### LISTED ENTRIES:
•••••
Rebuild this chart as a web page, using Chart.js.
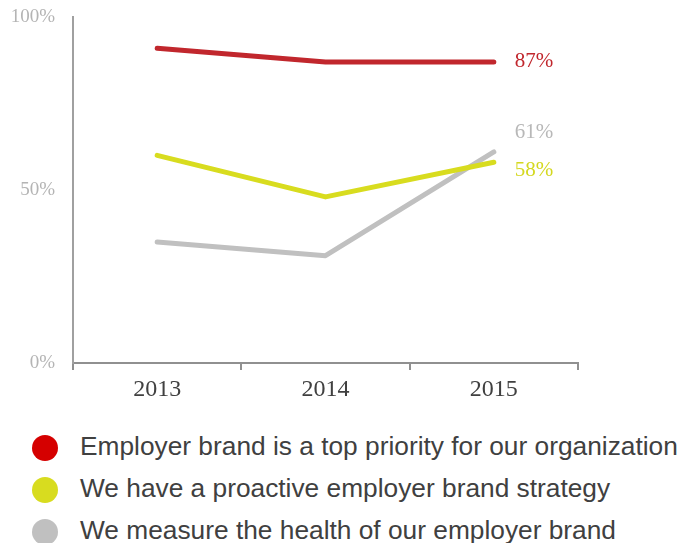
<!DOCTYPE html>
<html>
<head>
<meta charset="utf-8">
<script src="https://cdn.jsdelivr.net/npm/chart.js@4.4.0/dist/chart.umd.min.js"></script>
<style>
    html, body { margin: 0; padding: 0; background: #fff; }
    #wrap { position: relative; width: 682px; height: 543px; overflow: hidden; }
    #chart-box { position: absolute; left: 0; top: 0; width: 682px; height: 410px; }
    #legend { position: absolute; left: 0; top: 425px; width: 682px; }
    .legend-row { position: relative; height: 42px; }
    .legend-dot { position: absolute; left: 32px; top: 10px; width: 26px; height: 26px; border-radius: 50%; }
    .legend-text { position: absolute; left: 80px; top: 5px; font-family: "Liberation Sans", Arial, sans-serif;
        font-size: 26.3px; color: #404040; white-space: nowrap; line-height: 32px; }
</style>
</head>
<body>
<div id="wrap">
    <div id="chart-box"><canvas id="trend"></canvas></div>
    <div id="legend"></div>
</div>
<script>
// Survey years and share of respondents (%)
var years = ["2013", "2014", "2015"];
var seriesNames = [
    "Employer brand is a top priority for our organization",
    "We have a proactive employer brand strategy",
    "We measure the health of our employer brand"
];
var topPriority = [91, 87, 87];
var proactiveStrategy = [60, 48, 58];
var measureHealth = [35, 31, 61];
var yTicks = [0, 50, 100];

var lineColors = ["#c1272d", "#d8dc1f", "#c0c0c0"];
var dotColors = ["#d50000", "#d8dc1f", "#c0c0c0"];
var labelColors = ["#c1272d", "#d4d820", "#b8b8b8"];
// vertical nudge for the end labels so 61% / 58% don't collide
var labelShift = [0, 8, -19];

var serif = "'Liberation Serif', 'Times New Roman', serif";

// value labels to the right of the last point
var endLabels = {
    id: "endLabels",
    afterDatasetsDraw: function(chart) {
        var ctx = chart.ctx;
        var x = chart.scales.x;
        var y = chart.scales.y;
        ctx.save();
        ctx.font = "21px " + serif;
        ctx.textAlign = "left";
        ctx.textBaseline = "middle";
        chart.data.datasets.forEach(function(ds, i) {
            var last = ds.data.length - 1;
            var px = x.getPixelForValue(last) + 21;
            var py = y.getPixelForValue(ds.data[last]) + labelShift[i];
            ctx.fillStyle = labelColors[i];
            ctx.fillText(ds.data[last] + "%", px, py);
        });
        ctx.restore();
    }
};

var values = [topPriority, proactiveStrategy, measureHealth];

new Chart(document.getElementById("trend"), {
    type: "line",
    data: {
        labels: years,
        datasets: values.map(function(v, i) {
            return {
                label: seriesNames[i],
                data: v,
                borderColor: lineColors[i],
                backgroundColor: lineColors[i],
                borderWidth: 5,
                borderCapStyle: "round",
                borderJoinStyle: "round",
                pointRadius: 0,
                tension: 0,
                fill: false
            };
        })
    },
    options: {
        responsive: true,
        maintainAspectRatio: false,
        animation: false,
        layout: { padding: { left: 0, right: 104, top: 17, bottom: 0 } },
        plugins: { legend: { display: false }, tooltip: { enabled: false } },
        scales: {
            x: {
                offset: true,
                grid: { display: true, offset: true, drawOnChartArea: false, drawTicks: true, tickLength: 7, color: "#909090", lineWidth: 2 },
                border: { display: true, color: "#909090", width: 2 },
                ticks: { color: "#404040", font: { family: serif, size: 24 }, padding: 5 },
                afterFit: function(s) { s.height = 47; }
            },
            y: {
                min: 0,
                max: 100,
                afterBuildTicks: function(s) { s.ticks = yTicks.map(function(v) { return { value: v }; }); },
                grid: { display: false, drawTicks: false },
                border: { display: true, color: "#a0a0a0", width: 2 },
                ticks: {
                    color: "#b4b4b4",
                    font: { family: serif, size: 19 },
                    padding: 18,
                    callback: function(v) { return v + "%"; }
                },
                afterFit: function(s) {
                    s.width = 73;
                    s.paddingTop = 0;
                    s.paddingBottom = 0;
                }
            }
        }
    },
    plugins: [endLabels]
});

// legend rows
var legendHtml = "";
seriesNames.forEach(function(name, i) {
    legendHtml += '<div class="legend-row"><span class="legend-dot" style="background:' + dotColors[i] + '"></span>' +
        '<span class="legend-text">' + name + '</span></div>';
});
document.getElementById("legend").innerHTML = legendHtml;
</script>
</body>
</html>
•••••
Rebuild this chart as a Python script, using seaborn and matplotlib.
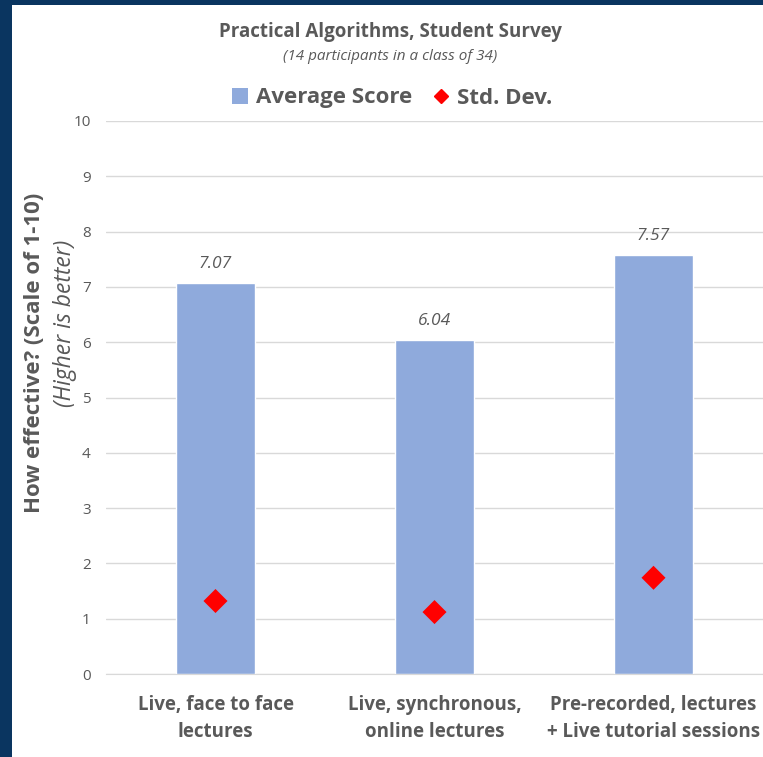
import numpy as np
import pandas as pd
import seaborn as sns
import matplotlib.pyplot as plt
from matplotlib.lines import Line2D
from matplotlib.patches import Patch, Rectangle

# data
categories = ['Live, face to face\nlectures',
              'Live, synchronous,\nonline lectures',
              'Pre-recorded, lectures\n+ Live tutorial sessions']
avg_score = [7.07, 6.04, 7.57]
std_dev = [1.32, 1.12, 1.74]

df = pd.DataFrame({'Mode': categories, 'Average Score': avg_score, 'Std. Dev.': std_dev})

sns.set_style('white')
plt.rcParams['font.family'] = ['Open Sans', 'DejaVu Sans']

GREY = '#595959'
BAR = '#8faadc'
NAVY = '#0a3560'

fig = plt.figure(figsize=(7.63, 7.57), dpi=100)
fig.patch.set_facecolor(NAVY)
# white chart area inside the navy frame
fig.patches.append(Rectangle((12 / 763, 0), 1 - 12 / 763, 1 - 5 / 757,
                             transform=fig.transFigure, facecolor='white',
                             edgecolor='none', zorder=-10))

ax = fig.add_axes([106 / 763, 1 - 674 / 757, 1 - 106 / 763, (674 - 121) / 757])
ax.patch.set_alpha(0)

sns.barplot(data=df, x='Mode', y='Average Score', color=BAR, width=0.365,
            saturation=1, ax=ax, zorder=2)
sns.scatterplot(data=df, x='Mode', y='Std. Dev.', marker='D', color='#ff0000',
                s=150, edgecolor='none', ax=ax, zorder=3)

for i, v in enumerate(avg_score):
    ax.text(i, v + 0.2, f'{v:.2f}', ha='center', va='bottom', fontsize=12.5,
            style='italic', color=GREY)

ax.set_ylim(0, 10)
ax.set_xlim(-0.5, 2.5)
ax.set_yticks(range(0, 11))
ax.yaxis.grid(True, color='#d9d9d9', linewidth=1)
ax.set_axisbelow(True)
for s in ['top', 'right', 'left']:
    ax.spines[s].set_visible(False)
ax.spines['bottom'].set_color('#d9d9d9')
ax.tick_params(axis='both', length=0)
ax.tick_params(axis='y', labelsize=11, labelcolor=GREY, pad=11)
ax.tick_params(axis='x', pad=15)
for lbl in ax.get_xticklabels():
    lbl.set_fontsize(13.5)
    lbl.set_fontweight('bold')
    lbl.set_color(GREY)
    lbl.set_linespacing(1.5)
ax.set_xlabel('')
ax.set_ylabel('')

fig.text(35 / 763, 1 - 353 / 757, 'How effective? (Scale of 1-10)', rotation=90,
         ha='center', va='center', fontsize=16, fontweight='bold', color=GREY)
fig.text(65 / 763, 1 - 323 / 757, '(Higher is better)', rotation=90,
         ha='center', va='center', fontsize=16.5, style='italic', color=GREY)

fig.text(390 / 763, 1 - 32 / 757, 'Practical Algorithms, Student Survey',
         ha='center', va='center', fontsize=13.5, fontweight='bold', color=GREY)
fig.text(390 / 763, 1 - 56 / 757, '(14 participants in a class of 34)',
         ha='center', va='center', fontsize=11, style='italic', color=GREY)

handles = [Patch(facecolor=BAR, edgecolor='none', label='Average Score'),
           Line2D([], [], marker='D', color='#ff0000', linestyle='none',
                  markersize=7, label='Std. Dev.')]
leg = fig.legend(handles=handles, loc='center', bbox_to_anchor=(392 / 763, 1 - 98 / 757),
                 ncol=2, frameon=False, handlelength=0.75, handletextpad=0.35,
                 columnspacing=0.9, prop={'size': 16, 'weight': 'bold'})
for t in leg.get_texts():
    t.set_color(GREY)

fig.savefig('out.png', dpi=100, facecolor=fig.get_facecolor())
•••••
### TASK TO COMPLETE:
Write out word for word the lines above that run from the one with "Rebuild this chart as a web" to the one with "Serif', 'Times New". Include both end lines; exclude the images.

### RESPONSE TO THIS TASK:
Rebuild this chart as a web page, using Chart.js.
<!DOCTYPE html>
<html>
<head>
<meta charset="utf-8">
<script src="https://cdn.jsdelivr.net/npm/chart.js@4.4.0/dist/chart.umd.min.js"></script>
<style>
    html, body { margin: 0; padding: 0; background: #fff; }
    #wrap { position: relative; width: 682px; height: 543px; overflow: hidden; }
    #chart-box { position: absolute; left: 0; top: 0; width: 682px; height: 410px; }
    #legend { position: absolute; left: 0; top: 425px; width: 682px; }
    .legend-row { position: relative; height: 42px; }
    .legend-dot { position: absolute; left: 32px; top: 10px; width: 26px; height: 26px; border-radius: 50%; }
    .legend-text { position: absolute; left: 80px; top: 5px; font-family: "Liberation Sans", Arial, sans-serif;
        font-size: 26.3px; color: #404040; white-space: nowrap; line-height: 32px; }
</style>
</head>
<body>
<div id="wrap">
    <div id="chart-box"><canvas id="trend"></canvas></div>
    <div id="legend"></div>
</div>
<script>
// Survey years and share of respondents (%)
var years = ["2013", "2014", "2015"];
var seriesNames = [
    "Employer brand is a top priority for our organization",
    "We have a proactive employer brand strategy",
    "We measure the health of our employer brand"
];
var topPriority = [91, 87, 87];
var proactiveStrategy = [60, 48, 58];
var measureHealth = [35, 31, 61];
var yTicks = [0, 50, 100];

var lineColors = ["#c1272d", "#d8dc1f", "#c0c0c0"];
var dotColors = ["#d50000", "#d8dc1f", "#c0c0c0"];
var labelColors = ["#c1272d", "#d4d820", "#b8b8b8"];
// vertical nudge for the end labels so 61% / 58% don't collide
var labelShift = [0, 8, -19];

var serif = "'Liberation Serif', 'Times New Roman', serif";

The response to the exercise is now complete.